Sergei M. Eisenstein was originally in talks to direct this film. He even wrote an early script, several hundred pages long. Eisenstein hoped to make his English-speaking directorial debut with this film, and Paramount wanted him to as well, but nothing came of it.
Theodore Dreiser sued Paramount for misrepresenting his novel by transforming it into an ordinary murder story. The judge ruled in favor of Paramount; Dreiser's motion to prevent release of the film was denied.
Theodore Dreiser's novel was based on the actual 1906 murder case of Chester Gillette, convicted of drowning his girlfriend Grace Brown in Big Moose Lake in upstate New York. Gillette was executed in the electric chair on 30 March 1908.
One of over 700 Paramount Productions, filmed between 1929 and 1949, which were sold to MCA/Universal in 1958 for television distribution, and have been owned and controlled by Universal ever since.
One of the very few feature films to be dubbed in Swedish. The audience, however, did not take to Swedish voices in an American film and preferred the subtitled version.

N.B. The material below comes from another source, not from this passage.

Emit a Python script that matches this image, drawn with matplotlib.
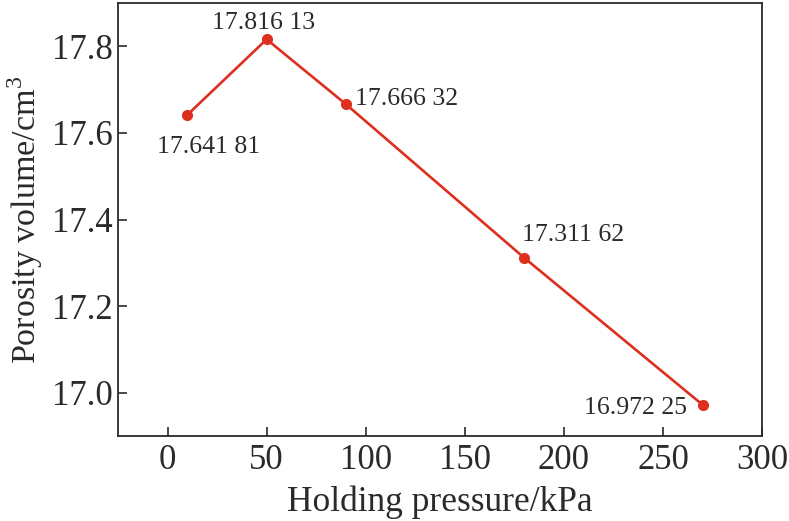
import matplotlib
matplotlib.use('Agg')
import matplotlib.pyplot as plt

plt.rcParams['font.family'] = ['Liberation Serif', 'DejaVu Serif']
plt.rcParams['mathtext.fontset'] = 'custom'
plt.rcParams['mathtext.rm'] = 'Liberation Serif'

# Data
pressure = [10, 50, 90, 180, 270]
volume = [17.64181, 17.81613, 17.66632, 17.31162, 16.97225]
point_labels = ['17.641 81', '17.816 13', '17.666 32', '17.311 62', '16.972 25']
x_ticks = [0, 50, 100, 150, 200, 250, 300]
y_ticks = [17.0, 17.2, 17.4, 17.6, 17.8]

# label offsets in points (dx, dy) and alignment
label_pos = [
    ((15, -23), 'center'),
    ((-2, 12), 'center'),
    ((6.5, 4), 'left'),
    ((35, 16.5), 'center'),
    ((-11.5, -2), 'right'),
]

fig = plt.figure(figsize=(7.89, 5.21), dpi=100)
ax = fig.add_axes([0.1496, 0.163, 0.8162, 0.8312])

line_color = '#de2f1e'
ax.plot(pressure, volume, '-o', color=line_color, linewidth=1.9, markersize=7)

for x, y, txt, (off, ha) in zip(pressure, volume, point_labels, label_pos):
    ax.annotate(txt, (x, y), xytext=off, textcoords='offset points',
                ha=ha, va='center', fontsize=18.5, color='#2a2a2a')

ax.set_xlim(-25, 300)
ax.set_ylim(16.9, 17.9)
ax.set_xticks(x_ticks)
ax.set_yticks(y_ticks)
ax.set_yticklabels([f'{v:.1f}' for v in y_ticks])
ax.tick_params(direction='in', length=6.5, width=1.2, labelsize=25, colors='#2a2a2a')
ax.tick_params(axis='x', pad=6)
ax.tick_params(axis='y', pad=4)
for s in ax.spines.values():
    s.set_linewidth(1.3)
    s.set_color('#2a2a2a')

ax.set_xlabel('Holding pressure/kPa', fontsize=25.5, color='#2a2a2a', labelpad=6)
ax.set_ylabel('Porosity volume/cm$^3$', fontsize=24.5, color='#2a2a2a')
ax.yaxis.set_label_coords(-0.114, 0.5)

fig.savefig('out.png', dpi=100)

Since then, subtitling has been the general practice in Sweden, with the exception of animated films and children's films (even then, an option of seeing the original version is usually available).
The mother of Grace Brown, the real-life murder victim, filed a $150,000 libel suit against Paramount in 1934. The suit was settled out of court.
The movie was banned in England, South Africa and Italy because of reference to abortion. Other states required allusions to abortion to be deleted before release.
Writer Theodore Dreiser was dismayed to find that director Josef von Sternberg and Paramount had taken so many liberties with his book, and he successfully sued, which forced von Sternberg to add many scenes that had been edited out of the movie. The resulting final cut was so far from what von Sternberg had intended, he disowned the picture.